EXERCISE:
Reproduce exactly the opening lines of the listing, stopping after the line that contains "from matplotlib.ticker import" and including it.

DATA SEGMENT:
________

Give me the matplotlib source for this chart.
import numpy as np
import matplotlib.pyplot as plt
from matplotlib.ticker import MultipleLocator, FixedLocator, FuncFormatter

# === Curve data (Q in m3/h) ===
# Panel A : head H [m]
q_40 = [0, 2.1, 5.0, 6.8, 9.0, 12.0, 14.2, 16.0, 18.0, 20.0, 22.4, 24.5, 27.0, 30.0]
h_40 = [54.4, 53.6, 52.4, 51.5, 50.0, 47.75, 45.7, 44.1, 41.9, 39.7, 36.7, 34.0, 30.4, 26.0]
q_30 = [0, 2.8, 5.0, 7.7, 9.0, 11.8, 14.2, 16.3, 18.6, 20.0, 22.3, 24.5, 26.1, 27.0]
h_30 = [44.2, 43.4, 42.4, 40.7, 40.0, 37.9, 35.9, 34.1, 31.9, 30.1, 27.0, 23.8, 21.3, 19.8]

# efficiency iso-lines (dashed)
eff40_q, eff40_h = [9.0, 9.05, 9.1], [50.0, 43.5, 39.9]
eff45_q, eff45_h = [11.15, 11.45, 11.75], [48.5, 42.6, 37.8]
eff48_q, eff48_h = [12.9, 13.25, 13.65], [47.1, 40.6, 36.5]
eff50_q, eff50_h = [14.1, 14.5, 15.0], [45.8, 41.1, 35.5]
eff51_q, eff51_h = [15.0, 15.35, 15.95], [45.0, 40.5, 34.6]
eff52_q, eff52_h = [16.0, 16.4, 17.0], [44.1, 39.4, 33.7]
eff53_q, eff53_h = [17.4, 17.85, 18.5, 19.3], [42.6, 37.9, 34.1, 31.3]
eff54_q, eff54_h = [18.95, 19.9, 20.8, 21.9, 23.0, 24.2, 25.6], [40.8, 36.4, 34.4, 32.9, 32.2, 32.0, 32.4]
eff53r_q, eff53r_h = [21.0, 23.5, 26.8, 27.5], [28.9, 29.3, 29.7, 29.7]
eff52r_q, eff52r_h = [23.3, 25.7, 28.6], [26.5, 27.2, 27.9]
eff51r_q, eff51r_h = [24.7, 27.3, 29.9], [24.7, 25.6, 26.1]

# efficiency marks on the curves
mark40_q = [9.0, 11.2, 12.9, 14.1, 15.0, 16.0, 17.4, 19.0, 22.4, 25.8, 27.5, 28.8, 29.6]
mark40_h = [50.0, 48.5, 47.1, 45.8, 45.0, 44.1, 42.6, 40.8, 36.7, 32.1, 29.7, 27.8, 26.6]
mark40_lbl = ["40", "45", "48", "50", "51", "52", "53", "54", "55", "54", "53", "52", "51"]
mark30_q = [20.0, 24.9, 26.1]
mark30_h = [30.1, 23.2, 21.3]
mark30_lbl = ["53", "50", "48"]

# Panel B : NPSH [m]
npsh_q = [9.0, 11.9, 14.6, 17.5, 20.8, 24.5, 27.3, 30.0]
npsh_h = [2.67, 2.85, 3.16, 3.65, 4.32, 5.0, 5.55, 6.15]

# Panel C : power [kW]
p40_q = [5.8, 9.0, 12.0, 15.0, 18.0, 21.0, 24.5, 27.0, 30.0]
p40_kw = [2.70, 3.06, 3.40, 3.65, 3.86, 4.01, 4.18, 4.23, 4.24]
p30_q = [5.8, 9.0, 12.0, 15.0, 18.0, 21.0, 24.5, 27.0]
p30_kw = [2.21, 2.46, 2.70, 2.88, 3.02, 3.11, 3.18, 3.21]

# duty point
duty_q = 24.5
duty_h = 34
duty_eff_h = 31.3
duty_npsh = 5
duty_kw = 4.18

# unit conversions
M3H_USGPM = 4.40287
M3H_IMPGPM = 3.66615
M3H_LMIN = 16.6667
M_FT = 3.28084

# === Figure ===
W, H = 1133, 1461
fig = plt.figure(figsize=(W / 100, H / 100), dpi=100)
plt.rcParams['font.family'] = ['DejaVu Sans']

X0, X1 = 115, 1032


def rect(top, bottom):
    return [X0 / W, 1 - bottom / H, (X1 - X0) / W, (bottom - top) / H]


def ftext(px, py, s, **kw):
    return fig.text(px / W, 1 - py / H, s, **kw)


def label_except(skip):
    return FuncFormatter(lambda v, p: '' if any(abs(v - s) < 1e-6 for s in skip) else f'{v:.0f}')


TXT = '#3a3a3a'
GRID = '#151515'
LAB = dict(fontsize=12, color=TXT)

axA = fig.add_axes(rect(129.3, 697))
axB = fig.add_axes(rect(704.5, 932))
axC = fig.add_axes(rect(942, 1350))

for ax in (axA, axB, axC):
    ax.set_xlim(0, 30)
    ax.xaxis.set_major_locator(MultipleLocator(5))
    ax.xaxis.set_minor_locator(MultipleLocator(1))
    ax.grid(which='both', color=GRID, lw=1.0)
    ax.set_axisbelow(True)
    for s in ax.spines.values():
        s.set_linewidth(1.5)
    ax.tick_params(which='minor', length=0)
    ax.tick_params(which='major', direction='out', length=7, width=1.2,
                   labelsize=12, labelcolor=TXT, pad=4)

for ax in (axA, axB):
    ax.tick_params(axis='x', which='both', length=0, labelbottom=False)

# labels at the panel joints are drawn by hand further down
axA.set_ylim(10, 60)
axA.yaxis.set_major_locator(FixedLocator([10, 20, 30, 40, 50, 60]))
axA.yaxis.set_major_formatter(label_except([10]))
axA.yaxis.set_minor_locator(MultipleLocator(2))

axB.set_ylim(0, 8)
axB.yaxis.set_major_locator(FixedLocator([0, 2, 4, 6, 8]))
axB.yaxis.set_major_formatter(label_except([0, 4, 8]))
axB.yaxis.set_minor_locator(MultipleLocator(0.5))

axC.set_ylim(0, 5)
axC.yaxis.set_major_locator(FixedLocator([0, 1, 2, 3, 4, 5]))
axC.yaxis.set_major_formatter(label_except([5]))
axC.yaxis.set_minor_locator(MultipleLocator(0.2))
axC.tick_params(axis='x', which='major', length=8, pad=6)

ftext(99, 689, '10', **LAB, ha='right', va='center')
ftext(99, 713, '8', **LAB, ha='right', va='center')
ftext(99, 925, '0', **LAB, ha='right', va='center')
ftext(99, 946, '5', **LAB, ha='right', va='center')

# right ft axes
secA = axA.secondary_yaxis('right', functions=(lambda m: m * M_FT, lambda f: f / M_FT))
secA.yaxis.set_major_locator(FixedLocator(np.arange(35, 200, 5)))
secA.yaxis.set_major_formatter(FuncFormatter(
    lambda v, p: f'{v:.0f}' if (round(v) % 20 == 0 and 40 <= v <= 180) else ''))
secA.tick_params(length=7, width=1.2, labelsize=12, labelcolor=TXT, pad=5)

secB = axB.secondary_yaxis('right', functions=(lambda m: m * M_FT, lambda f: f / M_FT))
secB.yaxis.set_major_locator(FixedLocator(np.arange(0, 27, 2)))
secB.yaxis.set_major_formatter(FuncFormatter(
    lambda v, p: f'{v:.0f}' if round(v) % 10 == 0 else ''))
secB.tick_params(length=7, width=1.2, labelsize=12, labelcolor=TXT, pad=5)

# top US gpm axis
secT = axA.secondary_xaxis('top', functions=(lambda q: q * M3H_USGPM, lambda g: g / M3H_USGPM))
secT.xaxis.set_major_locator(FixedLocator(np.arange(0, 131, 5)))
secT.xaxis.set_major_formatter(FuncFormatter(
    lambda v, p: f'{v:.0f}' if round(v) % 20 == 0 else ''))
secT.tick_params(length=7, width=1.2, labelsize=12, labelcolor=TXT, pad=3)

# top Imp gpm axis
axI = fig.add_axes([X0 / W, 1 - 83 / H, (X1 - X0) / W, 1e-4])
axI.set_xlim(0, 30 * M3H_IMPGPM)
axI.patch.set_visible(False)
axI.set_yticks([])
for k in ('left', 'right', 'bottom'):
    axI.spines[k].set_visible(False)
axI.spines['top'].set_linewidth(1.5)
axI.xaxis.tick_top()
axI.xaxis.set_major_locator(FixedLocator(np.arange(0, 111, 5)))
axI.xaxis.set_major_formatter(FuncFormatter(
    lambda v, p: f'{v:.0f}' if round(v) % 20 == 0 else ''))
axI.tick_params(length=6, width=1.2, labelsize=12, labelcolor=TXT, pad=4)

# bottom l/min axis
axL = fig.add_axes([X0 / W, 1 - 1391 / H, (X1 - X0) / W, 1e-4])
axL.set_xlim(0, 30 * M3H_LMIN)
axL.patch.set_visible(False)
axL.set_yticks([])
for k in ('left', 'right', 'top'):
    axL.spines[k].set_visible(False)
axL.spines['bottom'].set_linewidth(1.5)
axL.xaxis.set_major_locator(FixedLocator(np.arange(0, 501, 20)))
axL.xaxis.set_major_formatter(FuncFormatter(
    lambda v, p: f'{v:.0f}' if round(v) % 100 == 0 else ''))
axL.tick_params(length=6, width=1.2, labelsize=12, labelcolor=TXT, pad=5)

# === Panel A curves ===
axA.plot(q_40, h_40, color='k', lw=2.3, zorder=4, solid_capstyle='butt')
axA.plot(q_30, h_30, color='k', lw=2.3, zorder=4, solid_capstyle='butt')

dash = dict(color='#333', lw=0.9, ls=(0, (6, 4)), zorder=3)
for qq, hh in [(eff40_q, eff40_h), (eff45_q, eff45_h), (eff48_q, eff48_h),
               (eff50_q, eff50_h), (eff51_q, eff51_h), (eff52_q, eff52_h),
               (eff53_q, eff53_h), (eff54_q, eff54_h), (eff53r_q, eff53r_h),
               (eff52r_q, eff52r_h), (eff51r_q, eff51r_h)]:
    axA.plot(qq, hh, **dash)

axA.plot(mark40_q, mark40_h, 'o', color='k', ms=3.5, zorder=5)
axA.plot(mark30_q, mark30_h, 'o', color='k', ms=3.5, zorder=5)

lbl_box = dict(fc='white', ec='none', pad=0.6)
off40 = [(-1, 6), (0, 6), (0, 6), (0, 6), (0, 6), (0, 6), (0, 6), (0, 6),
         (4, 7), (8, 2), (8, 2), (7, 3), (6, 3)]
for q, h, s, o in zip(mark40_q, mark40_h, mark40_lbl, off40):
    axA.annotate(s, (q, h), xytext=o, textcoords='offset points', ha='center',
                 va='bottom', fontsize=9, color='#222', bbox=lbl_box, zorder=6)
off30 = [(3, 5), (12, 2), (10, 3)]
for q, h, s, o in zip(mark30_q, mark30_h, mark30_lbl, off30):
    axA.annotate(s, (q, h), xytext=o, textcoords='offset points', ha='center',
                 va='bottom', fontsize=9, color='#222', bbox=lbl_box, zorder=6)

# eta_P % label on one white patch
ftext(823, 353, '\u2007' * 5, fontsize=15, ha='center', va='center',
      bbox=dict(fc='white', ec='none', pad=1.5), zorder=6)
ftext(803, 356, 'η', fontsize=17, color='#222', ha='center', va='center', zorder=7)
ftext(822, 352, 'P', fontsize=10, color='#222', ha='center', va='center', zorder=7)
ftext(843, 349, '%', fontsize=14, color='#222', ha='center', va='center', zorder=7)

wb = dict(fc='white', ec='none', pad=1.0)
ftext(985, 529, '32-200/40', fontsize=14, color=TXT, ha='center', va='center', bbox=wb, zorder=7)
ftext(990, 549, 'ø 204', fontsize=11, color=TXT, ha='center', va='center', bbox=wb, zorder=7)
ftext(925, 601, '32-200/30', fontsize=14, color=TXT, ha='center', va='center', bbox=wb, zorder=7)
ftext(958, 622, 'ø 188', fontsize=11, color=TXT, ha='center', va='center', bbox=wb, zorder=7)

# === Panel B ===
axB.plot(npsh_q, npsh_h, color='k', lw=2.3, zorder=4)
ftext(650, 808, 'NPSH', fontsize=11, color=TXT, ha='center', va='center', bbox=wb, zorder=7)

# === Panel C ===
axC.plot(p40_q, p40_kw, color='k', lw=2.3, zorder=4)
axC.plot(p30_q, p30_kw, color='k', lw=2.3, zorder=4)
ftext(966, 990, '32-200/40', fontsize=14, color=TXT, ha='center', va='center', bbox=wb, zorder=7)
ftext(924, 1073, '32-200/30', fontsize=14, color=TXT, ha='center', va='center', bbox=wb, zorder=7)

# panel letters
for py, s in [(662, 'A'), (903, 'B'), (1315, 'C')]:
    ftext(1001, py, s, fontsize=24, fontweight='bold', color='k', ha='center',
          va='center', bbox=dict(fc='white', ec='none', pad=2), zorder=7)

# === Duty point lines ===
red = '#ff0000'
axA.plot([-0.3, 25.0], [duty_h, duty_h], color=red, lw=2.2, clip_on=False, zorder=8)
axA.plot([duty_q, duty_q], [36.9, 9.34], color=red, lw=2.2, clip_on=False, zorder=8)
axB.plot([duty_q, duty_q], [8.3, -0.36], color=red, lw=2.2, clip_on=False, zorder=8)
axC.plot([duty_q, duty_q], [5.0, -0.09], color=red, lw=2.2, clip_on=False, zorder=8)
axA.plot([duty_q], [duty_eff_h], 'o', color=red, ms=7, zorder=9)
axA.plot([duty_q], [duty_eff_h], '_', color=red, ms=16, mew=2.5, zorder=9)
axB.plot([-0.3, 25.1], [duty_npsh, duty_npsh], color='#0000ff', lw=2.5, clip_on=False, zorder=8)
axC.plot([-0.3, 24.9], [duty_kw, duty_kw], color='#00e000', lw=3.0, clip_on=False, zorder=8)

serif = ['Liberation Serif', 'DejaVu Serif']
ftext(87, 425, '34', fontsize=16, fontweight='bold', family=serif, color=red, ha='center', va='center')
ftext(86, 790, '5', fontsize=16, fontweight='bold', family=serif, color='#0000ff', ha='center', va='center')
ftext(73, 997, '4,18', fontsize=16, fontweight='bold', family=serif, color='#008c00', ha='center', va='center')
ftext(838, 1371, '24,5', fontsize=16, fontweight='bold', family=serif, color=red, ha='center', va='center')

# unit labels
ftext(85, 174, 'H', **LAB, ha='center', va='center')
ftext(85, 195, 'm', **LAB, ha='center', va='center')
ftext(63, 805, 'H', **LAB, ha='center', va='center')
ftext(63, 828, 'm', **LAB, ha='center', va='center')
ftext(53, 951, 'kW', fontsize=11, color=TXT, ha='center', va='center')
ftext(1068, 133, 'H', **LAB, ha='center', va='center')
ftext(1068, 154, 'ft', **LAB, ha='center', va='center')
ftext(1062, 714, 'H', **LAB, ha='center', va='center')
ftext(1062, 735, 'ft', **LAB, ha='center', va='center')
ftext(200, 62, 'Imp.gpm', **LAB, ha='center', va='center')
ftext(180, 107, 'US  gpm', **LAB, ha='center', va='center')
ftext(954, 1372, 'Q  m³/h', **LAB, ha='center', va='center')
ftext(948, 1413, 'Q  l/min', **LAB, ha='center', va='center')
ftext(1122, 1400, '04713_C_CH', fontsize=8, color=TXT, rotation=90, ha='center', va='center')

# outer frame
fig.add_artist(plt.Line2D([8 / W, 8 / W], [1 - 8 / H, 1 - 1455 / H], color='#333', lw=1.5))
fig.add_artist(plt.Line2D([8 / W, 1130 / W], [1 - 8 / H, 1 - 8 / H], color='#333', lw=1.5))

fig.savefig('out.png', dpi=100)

________

FINAL RESULT:
Give me the matplotlib source for this chart.
import numpy as np
import matplotlib.pyplot as plt
from matplotlib.ticker import MultipleLocator, FixedLocator, FuncFormatter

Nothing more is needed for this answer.